His dismissal has sparked a backlash from the main opposition Democratic Party, which claims the government attempted to meddle in the high-profile probe.

The probe team has looked into the allegations that former National Intelligence Service chief Won Sei-hoon directed his operatives to post political comments online, which could tip the scale in favor of then-candidate Park Geun-hye in the December election.

Yoon was dismissed last week from the team after he was reportedly criticized by the higher authorities for ignoring some due investigation procedures such as notifying them in advance of arrests and where to search.

The DP was quick to link the case to the recent resignation of former prosecutor general Chae Dong-wook. Chae stepped down amid a lovechild scandal last month.

The party argues the government pressured Chae to leave office after his probe team indicted the NIS chief in June on charges of violating the election law ― an act that could undermine public trust over the result of the presidential vote.

“After removing the prosecutor-general, (the government) has now moved out the head of the investigation team,” DP leader Kim Han-gil said during a public speech calling for NIS reform at Seoul Plaza.

“An order to dismiss Yoon impeded the ongoing probe into the NIS-related allegations and appeared aimed at taming the prosecution. Cheong Wa Dae and NIS should reinstate him.”

The ruling Saenuri Party said Yoon’s dismissal was the right move as he should be held responsible for not complying with necessary investigation procedures.
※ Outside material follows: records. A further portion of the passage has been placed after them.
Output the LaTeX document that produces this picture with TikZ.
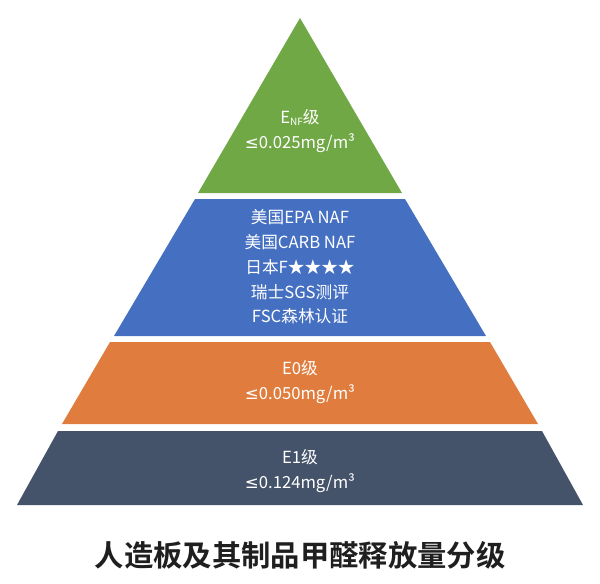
\documentclass[tikz,border=0pt]{standalone}
\usepackage{fontspec}
\setmainfont{Noto Sans CJK SC}
\newfontfamily\titlefont{Noto Sans CJK SC Bold}
\newfontfamily\dv{DejaVu Sans}
\newcommand{\mle}{{\dv ≤}}
\begin{document}
\begin{tikzpicture}[x=0.75pt,y=-0.75pt,
  lbl/.style={text=white,font=\fontsize{12.5}{18.6}\selectfont,align=center}]
\useasboundingbox (0,0) rectangle (600,583);
\definecolor{cg}{HTML}{70A845}
\definecolor{cb}{HTML}{4570C2}
\definecolor{co}{HTML}{E07D3E}
\definecolor{cd}{HTML}{45536A}
\fill[cg] (300,18) -- (402,193) -- (198,193) -- cycle;
\fill[cb] (195,199) -- (405,199) -- (486,336) -- (114,336) -- cycle;
\fill[co] (110,342) -- (490,342) -- (538,424) -- (62,424) -- cycle;
\fill[cd] (58,431) -- (542,431) -- (583,505) -- (17,505) -- cycle;
\node[lbl] (g) at (300,131) {E\raisebox{-0.2ex}{\fontsize{7.5}{8}\selectfont NF}级\\\mle0.025mg/m³};
\node[lbl] (b) at (300,267) {美国EPA NAF\\美国CARB NAF\\日本F★★★★\\瑞士SGS测评\\FSC森林认证};
\node[lbl] (o) at (300,382) {E0级\\\mle0.050mg/m³};
\node[lbl] (d) at (300,471) {E1级\\\mle0.124mg/m³};
\node[text=black!88,font=\titlefont\fontsize{22}{24}\selectfont] (t) at (300,555) {人造板及其制品甲醛释放量分级};
\end{tikzpicture}
\end{document}
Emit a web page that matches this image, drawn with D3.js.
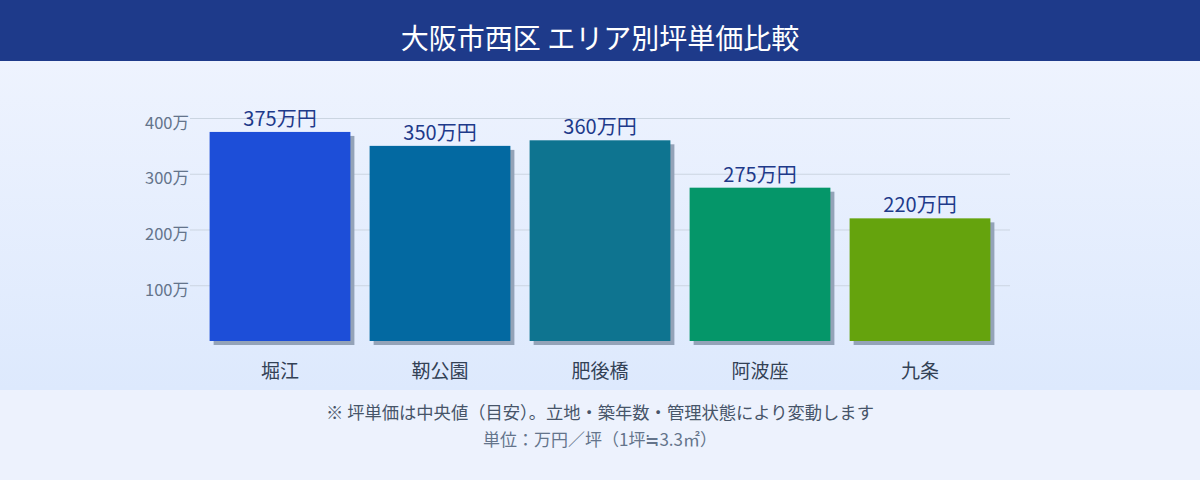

“It is a clearly wrong act to ignore investigation procedures. The prosecution should clarify who should take responsibility for that and address public suspicions over the case,” Saenuri spokesperson Min Hyun-joo told reporters.

Since entering the prosecution in 1996, Yoon, 53, has been involved in a series of high-profile investigations including on corruption scandals involving some of the nation’s top conglomerates.